◆ **Requirements**:
Leave out the pictures and restate the rest of the data exactly.
>> Begin
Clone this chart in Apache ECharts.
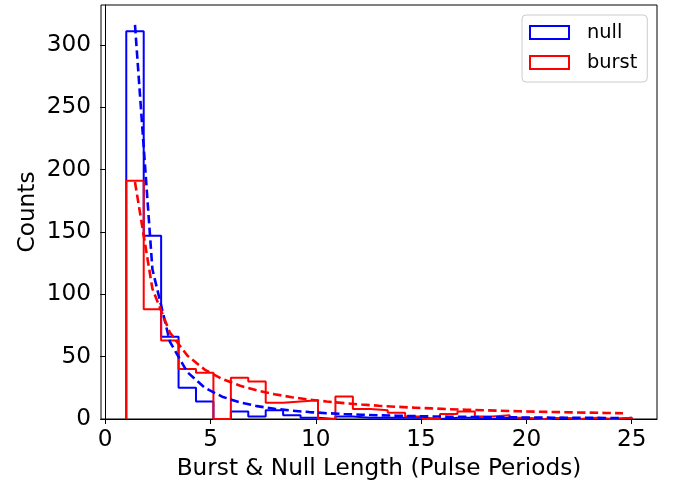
<!DOCTYPE html>
<html><head><meta charset="utf-8">
<script src="https://cdn.jsdelivr.net/npm/echarts@6/dist/echarts.min.js"></script>
<style>html,body{margin:0;padding:0;background:#fff}#c{width:676px;height:483px}</style>
</head><body><div id="c"></div>
<script>
const binEdges = [1, 1.828, 2.655, 3.483, 4.310, 5.138, 5.966, 6.793, 7.621, 8.448, 9.276, 10.103, 10.931, 11.759, 12.586, 13.414, 14.241, 15.069, 15.897, 16.724, 17.552, 18.379, 19.207, 20.034, 20.862, 21.690, 22.517, 23.345, 24.172, 25.0];
const binCenters = [1.414, 2.241, 3.069, 3.897, 4.724, 5.552, 6.379, 7.207, 8.034, 8.862, 9.690, 10.517, 11.345, 12.172, 13.000, 13.828, 14.655, 15.483, 16.310, 17.138, 17.966, 18.793, 19.621, 20.448, 21.276, 22.103, 22.931, 23.759, 24.586];
const nullCounts = [311, 147, 66, 25, 14, 0, 6, 2, 7, 3, 1, 0, 2, 1, 1, 1, 1, 0, 1, 1, 0, 1, 0, 0, 1, 0, 0, 0, 1];
const burstCounts = [191, 88, 63, 40, 37, 0, 33, 30, 13, 14, 15, 0, 18, 8, 7, 5, 2, 0, 4, 6, 2, 3, 1, 0, 1, 0, 1, 0, 1];
const nullFit = [316, 120.1, 62.1, 37.6, 25.1, 17.9, 13.4, 10.3, 8.2, 6.7, 5.55, 4.67, 3.98, 3.44, 3.0, 2.63, 2.33, 2.08, 1.86, 1.68, 1.52, 1.38, 1.26, 1.16, 1.06, 0.98, 0.91, 0.85, 0.79];
const burstFit = [190, 104.4, 69.4, 50.9, 39.6, 32.1, 26.8, 22.9, 19.9, 17.5, 15.6, 14.0, 12.7, 11.6, 10.6, 9.8, 9.1, 8.5, 7.9, 7.4, 7.0, 6.6, 6.2, 5.9, 5.6, 5.3, 5.1, 4.85, 4.6];
const xTicks = [0, 5, 10, 15, 20, 25];
const yTicks = [0, 50, 100, 150, 200, 250, 300];
const seriesNames = ['null', 'burst'];
const xLabel = 'Burst & Null Length (Pulse Periods)';
const yLabel = 'Counts';

function stepData(edges, counts) {
  const d = [[edges[0], 0]];
  for (let i = 0; i < counts.length; i++) {
    d.push([edges[i], counts[i]]);
    d.push([edges[i + 1], counts[i]]);
  }
  d.push([edges[edges.length - 1], 0]);
  return d;
}
function pairs(xs, ys) { return xs.map((x, i) => [x, ys[i]]); }

const FONT = 'DejaVu Sans';
const FS = 23.2;
const BLUE = '#0000ff', RED = '#ff0000';
const frameIcon = 'path://M0,0H41V15H0Z M2,2V13H39V2Z';

const chart = echarts.init(document.getElementById('c'), null, {renderer: 'canvas'});
chart.setOption({
  animation: false,
  backgroundColor: '#ffffff',
  grid: {left: 101, top: 5, width: 556, height: 414, show: true, borderColor: '#000', borderWidth: 1,
         backgroundColor: 'transparent', containLabel: false, outerBoundsMode: 'none'},
  xAxis: {
    type: 'value', min: -0.2, max: 26.2,
    name: xLabel, nameLocation: 'middle', nameGap: 38, nameMoveOverlap: false,
    nameTextStyle: {fontFamily: FONT, fontSize: FS, color: '#000'},
    axisLine: {show: true, onZero: false, lineStyle: {color: '#000', width: 1}},
    axisTick: {show: true, inside: false, length: 5, lineStyle: {color: '#000', width: 1}, customValues: xTicks},
    axisLabel: {fontFamily: FONT, fontSize: FS, color: '#000', margin: 9, customValues: xTicks},
    splitLine: {show: false}
  },
  yAxis: {
    type: 'value', min: 0, max: 332,
    name: yLabel, nameLocation: 'middle', nameGap: 62, nameRotate: 90, nameMoveOverlap: false,
    nameTextStyle: {fontFamily: FONT, fontSize: FS, color: '#000'},
    axisLine: {show: true, lineStyle: {color: '#000', width: 1}},
    axisTick: {show: true, inside: false, length: 5, lineStyle: {color: '#000', width: 1}, customValues: yTicks},
    axisLabel: {fontFamily: FONT, fontSize: FS, color: '#000', margin: 10, customValues: yTicks},
    splitLine: {show: false}
  },
  legend: {
    orient: 'vertical', left: 522, top: 15,
    padding: [8, 10, 10, 7], itemGap: 11,
    itemWidth: 41, itemHeight: 15,
    backgroundColor: '#fff', borderColor: '#cccccc', borderWidth: 1, borderRadius: 4,
    textStyle: {fontFamily: FONT, fontSize: 19.4, color: '#000', padding: [0, 0, 0, 12]},
    data: [
      {name: seriesNames[0], icon: frameIcon, itemStyle: {color: BLUE}},
      {name: seriesNames[1], icon: frameIcon, itemStyle: {color: RED}}
    ]
  },
  series: [
    {name: seriesNames[0], type: 'line', data: stepData(binEdges, nullCounts), showSymbol: false, symbol: 'none',
     lineStyle: {color: BLUE, width: 2}, itemStyle: {color: BLUE}, z: 2},
    {name: seriesNames[1], type: 'line', data: stepData(binEdges, burstCounts), showSymbol: false, symbol: 'none',
     lineStyle: {color: RED, width: 2}, itemStyle: {color: RED}, z: 3},
    {name: 'nullFit', type: 'line', data: pairs(binCenters, nullFit), showSymbol: false, symbol: 'none',
     lineStyle: {color: BLUE, width: 2.6, type: [8.5, 4.2]}, z: 4},
    {name: 'burstFit', type: 'line', data: pairs(binCenters, burstFit), showSymbol: false, symbol: 'none',
     lineStyle: {color: RED, width: 2.6, type: [8.5, 4.2]}, z: 5}
  ]
});
</script>
</body></html>
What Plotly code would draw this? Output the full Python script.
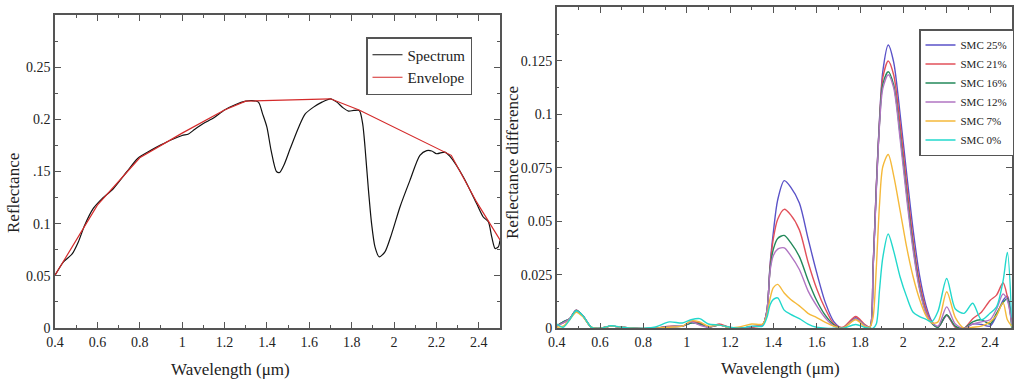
>> End
◆ **Right answer**:
Clone this chart in Apache ECharts.
<!DOCTYPE html>
<html><head><meta charset="utf-8">
<script src="https://cdn.jsdelivr.net/npm/echarts@6/dist/echarts.min.js"></script>
<style>html,body{margin:0;padding:0;background:#fff}#c{width:676px;height:483px}</style>
</head><body><div id="c"></div>
<script>
const binEdges = [1, 1.828, 2.655, 3.483, 4.310, 5.138, 5.966, 6.793, 7.621, 8.448, 9.276, 10.103, 10.931, 11.759, 12.586, 13.414, 14.241, 15.069, 15.897, 16.724, 17.552, 18.379, 19.207, 20.034, 20.862, 21.690, 22.517, 23.345, 24.172, 25.0];
const binCenters = [1.414, 2.241, 3.069, 3.897, 4.724, 5.552, 6.379, 7.207, 8.034, 8.862, 9.690, 10.517, 11.345, 12.172, 13.000, 13.828, 14.655, 15.483, 16.310, 17.138, 17.966, 18.793, 19.621, 20.448, 21.276, 22.103, 22.931, 23.759, 24.586];
const nullCounts = [311, 147, 66, 25, 14, 0, 6, 2, 7, 3, 1, 0, 2, 1, 1, 1, 1, 0, 1, 1, 0, 1, 0, 0, 1, 0, 0, 0, 1];
const burstCounts = [191, 88, 63, 40, 37, 0, 33, 30, 13, 14, 15, 0, 18, 8, 7, 5, 2, 0, 4, 6, 2, 3, 1, 0, 1, 0, 1, 0, 1];
const nullFit = [316, 120.1, 62.1, 37.6, 25.1, 17.9, 13.4, 10.3, 8.2, 6.7, 5.55, 4.67, 3.98, 3.44, 3.0, 2.63, 2.33, 2.08, 1.86, 1.68, 1.52, 1.38, 1.26, 1.16, 1.06, 0.98, 0.91, 0.85, 0.79];
const burstFit = [190, 104.4, 69.4, 50.9, 39.6, 32.1, 26.8, 22.9, 19.9, 17.5, 15.6, 14.0, 12.7, 11.6, 10.6, 9.8, 9.1, 8.5, 7.9, 7.4, 7.0, 6.6, 6.2, 5.9, 5.6, 5.3, 5.1, 4.85, 4.6];
const xTicks = [0, 5, 10, 15, 20, 25];
const yTicks = [0, 50, 100, 150, 200, 250, 300];
const seriesNames = ['null', 'burst'];
const xLabel = 'Burst & Null Length (Pulse Periods)';
const yLabel = 'Counts';

function stepData(edges, counts) {
  const d = [[edges[0], 0]];
  for (let i = 0; i < counts.length; i++) {
    d.push([edges[i], counts[i]]);
    d.push([edges[i + 1], counts[i]]);
  }
  d.push([edges[edges.length - 1], 0]);
  return d;
}
function pairs(xs, ys) { return xs.map((x, i) => [x, ys[i]]); }

const FONT = 'DejaVu Sans';
const FS = 23.2;
const BLUE = '#0000ff', RED = '#ff0000';
const frameIcon = 'path://M0,0H41V15H0Z M2,2V13H39V2Z';

const chart = echarts.init(document.getElementById('c'), null, {renderer: 'canvas'});
chart.setOption({
  animation: false,
  backgroundColor: '#ffffff',
  grid: {left: 101, top: 5, width: 556, height: 414, show: true, borderColor: '#000', borderWidth: 1,
         backgroundColor: 'transparent', containLabel: false, outerBoundsMode: 'none'},
  xAxis: {
    type: 'value', min: -0.2, max: 26.2,
    name: xLabel, nameLocation: 'middle', nameGap: 38, nameMoveOverlap: false,
    nameTextStyle: {fontFamily: FONT, fontSize: FS, color: '#000'},
    axisLine: {show: true, onZero: false, lineStyle: {color: '#000', width: 1}},
    axisTick: {show: true, inside: false, length: 5, lineStyle: {color: '#000', width: 1}, customValues: xTicks},
    axisLabel: {fontFamily: FONT, fontSize: FS, color: '#000', margin: 9, customValues: xTicks},
    splitLine: {show: false}
  },
  yAxis: {
    type: 'value', min: 0, max: 332,
    name: yLabel, nameLocation: 'middle', nameGap: 62, nameRotate: 90, nameMoveOverlap: false,
    nameTextStyle: {fontFamily: FONT, fontSize: FS, color: '#000'},
    axisLine: {show: true, lineStyle: {color: '#000', width: 1}},
    axisTick: {show: true, inside: false, length: 5, lineStyle: {color: '#000', width: 1}, customValues: yTicks},
    axisLabel: {fontFamily: FONT, fontSize: FS, color: '#000', margin: 10, customValues: yTicks},
    splitLine: {show: false}
  },
  legend: {
    orient: 'vertical', left: 522, top: 15,
    padding: [8, 10, 10, 7], itemGap: 11,
    itemWidth: 41, itemHeight: 15,
    backgroundColor: '#fff', borderColor: '#cccccc', borderWidth: 1, borderRadius: 4,
    textStyle: {fontFamily: FONT, fontSize: 19.4, color: '#000', padding: [0, 0, 0, 12]},
    data: [
      {name: seriesNames[0], icon: frameIcon, itemStyle: {color: BLUE}},
      {name: seriesNames[1], icon: frameIcon, itemStyle: {color: RED}}
    ]
  },
  series: [
    {name: seriesNames[0], type: 'line', data: stepData(binEdges, nullCounts), showSymbol: false, symbol: 'none',
     lineStyle: {color: BLUE, width: 2}, itemStyle: {color: BLUE}, z: 2},
    {name: seriesNames[1], type: 'line', data: stepData(binEdges, burstCounts), showSymbol: false, symbol: 'none',
     lineStyle: {color: RED, width: 2}, itemStyle: {color: RED}, z: 3},
    {name: 'nullFit', type: 'line', data: pairs(binCenters, nullFit), showSymbol: false, symbol: 'none',
     lineStyle: {color: BLUE, width: 2.6, type: [8.5, 4.2]}, z: 4},
    {name: 'burstFit', type: 'line', data: pairs(binCenters, burstFit), showSymbol: false, symbol: 'none',
     lineStyle: {color: RED, width: 2.6, type: [8.5, 4.2]}, z: 5}
  ]
});
</script>
</body></html>
What Plotly code would draw this? Output the full Python script.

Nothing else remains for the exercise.